The Labor Department’s Bureau of Labor Statistics also dialed back job gains for the previous two months. But it said that Sandy did not significantly affect jobs. In October, the U.S. economy added 138,000 jobs, not the 171,000 reported before the election. The jobs added in September were also revised downward to 132,000 from 148,000.
Stephen Bronars, chief economist with Welch Consulting in Washington, D.C., said many economists believed Superstorm Sandy would have influenced Friday’s jobs report after causing devastation especially in the Caribbean and U.S. Northeast.
Businesses and residents in the tri-state region of New York, New Jersey and Connecticut, which produce about one-eighth of U.S. GDP, experienced prolonged power outages and major infrastructure damage.

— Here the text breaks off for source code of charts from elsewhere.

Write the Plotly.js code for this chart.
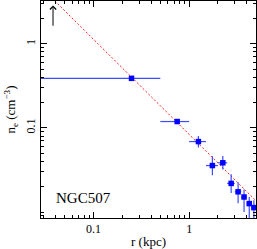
<!DOCTYPE html>
<html><head><meta charset="utf-8">
<script src="https://cdn.plot.ly/plotly-3.0.1.min.js"></script>
<style>html,body{margin:0;padding:0;background:#fff}#plot{width:257px;height:249px}</style>
</head><body><div id="plot"></div>
<script>
// radial bins (kpc)
var rCenter = [0.25, 0.75, 1.25, 1.75, 2.25, 2.75, 3.25, 3.75, 4.25, 4.75];
var rMinus  = [0.2499, 0.25, 0.25, 0.25, 0.25, 0.25, 0.25, 0.25, 0.25, 0.25];
var rPlus   = [0.25, 0.25, 0.25, 0.25, 0.25, 0.25, 0.25, 0.25, 0.25, 0.25];
// electron density (cm^-3)
var ne      = [0.388, 0.119, 0.0688, 0.0357, 0.0385, 0.0219, 0.0174, 0.0151, 0.0126, 0.0113];
var neUp    = [0.006, 0.006, 0.0114, 0.0104, 0.0079, 0.0063, 0.0052, 0.0034, 0.0025, 0.0025];
var neDown  = [0.006, 0.006, 0.0104, 0.0083, 0.0065, 0.0050, 0.0047, 0.0051, 0.0045, 0.0045];
// power-law model line
var fitR  = [0.03, 5.0];
var fitNe = [4.4, 0.0136];
// upper-limit arrow
var arrowR = [0.0378];
var arrowNe = [1.57, 2.85];
var xTicks = [0.1, 1];
var xTickText = ['0.1', '1'];
var yTicks = [0.1, 1];
var yTickText = ['0.1', '1'];
var label = 'NGC507';

var serif = 'Liberation Serif, DejaVu Serif, serif';
var traces = [
  {x: fitR, y: fitNe, mode: 'lines', type: 'scatter',
   line: {color: '#ff2020', width: 1, dash: '2px,2px'}, hoverinfo: 'skip'},
  {x: rCenter, y: ne, mode: 'markers', type: 'scatter',
   marker: {symbol: 'square', size: 5.5, color: '#0000ff'},
   error_x: {type: 'data', symmetric: false, array: rPlus, arrayminus: rMinus, color: '#3c4cff', thickness: 1.2, width: 0},
   error_y: {type: 'data', symmetric: false, array: neUp, arrayminus: neDown, color: '#3c4cff', thickness: 1.2, width: 0}}
];
var axisCommon = {
  type: 'log', showgrid: false, zeroline: false, showline: true, linecolor: '#000', linewidth: 1,
  mirror: 'allticks', ticks: 'inside', ticklen: 6, tickcolor: '#000', tickwidth: 1,
  minor: {ticks: 'inside', ticklen: 3, tickcolor: '#000', tickwidth: 1, dtick: 'D1', showgrid: false},
  tickfont: {family: serif, size: 12, color: '#000'}
};
var layout = {
  width: 257, height: 249,
  margin: {l: 41, r: 1, t: 1, b: 31},
  paper_bgcolor: '#fff', plot_bgcolor: '#fff', showlegend: false,
  xaxis: Object.assign({}, axisCommon, {
    range: [Math.log10(0.0283), Math.log10(5.0)],
    tickvals: xTicks, ticktext: xTickText,
    title: {text: 'r (kpc)', font: {family: serif, size: 13, color: '#000'}, standoff: 3}
  }),
  yaxis: Object.assign({}, axisCommon, {
    range: [Math.log10(0.0085), Math.log10(3.22)],
    tickvals: yTicks, ticktext: yTickText, tickangle: -90,
    title: {text: 'n<sub>e</sub> (cm<sup>\u22123</sup>)', font: {family: serif, size: 13, color: '#000'}, standoff: 5}
  }),
  annotations: [
    {x: Math.log10(arrowR[0]), y: Math.log10(arrowNe[1]), xref: 'x', yref: 'y',
     ax: Math.log10(arrowR[0]), ay: Math.log10(arrowNe[0]), axref: 'x', ayref: 'y',
     showarrow: true, arrowhead: 4, arrowsize: 1.2, arrowwidth: 1, arrowcolor: '#000', text: ''},
    {x: 0.06, y: 0.048, xref: 'paper', yref: 'paper', xanchor: 'left', yanchor: 'bottom',
     text: label, showarrow: false, font: {family: serif, size: 15, color: '#000'}}
  ]
};
Plotly.newPlot('plot', traces, layout, {staticPlot: true, displayModeBar: false});
</script></body></html>
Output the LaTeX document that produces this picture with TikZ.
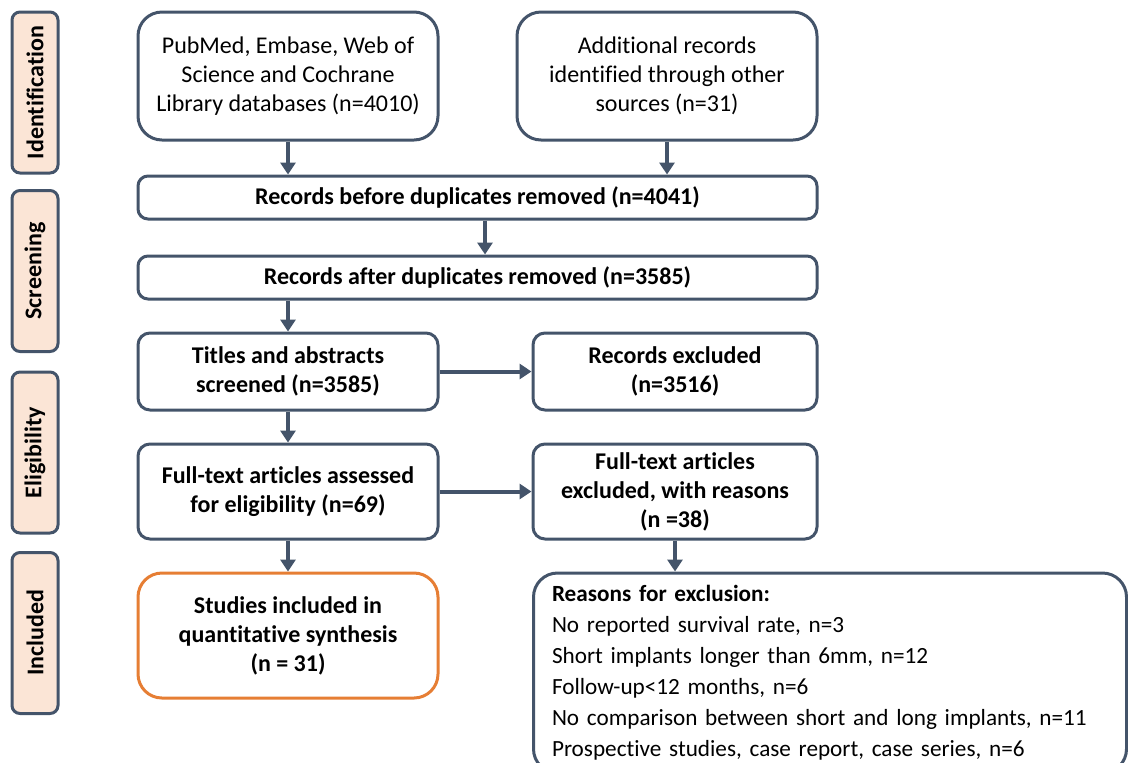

Bronars said, “Sandy hit the U.S. at a place where it inflicted close to the maximal possible economic damage from a storm that size.”
New Jersey and New York were the hardest hit, with at least 120,000 jobs lost, at least temporarily, in those two states.
On Wednesday, payroll provider ADP, reported that private companies added 118,000 jobs in November, down from 157,000 in October. However, ADP includes in its figures people as employed if they remain on payroll, whereas the Labor Department’s includes workers as employed if they are paid.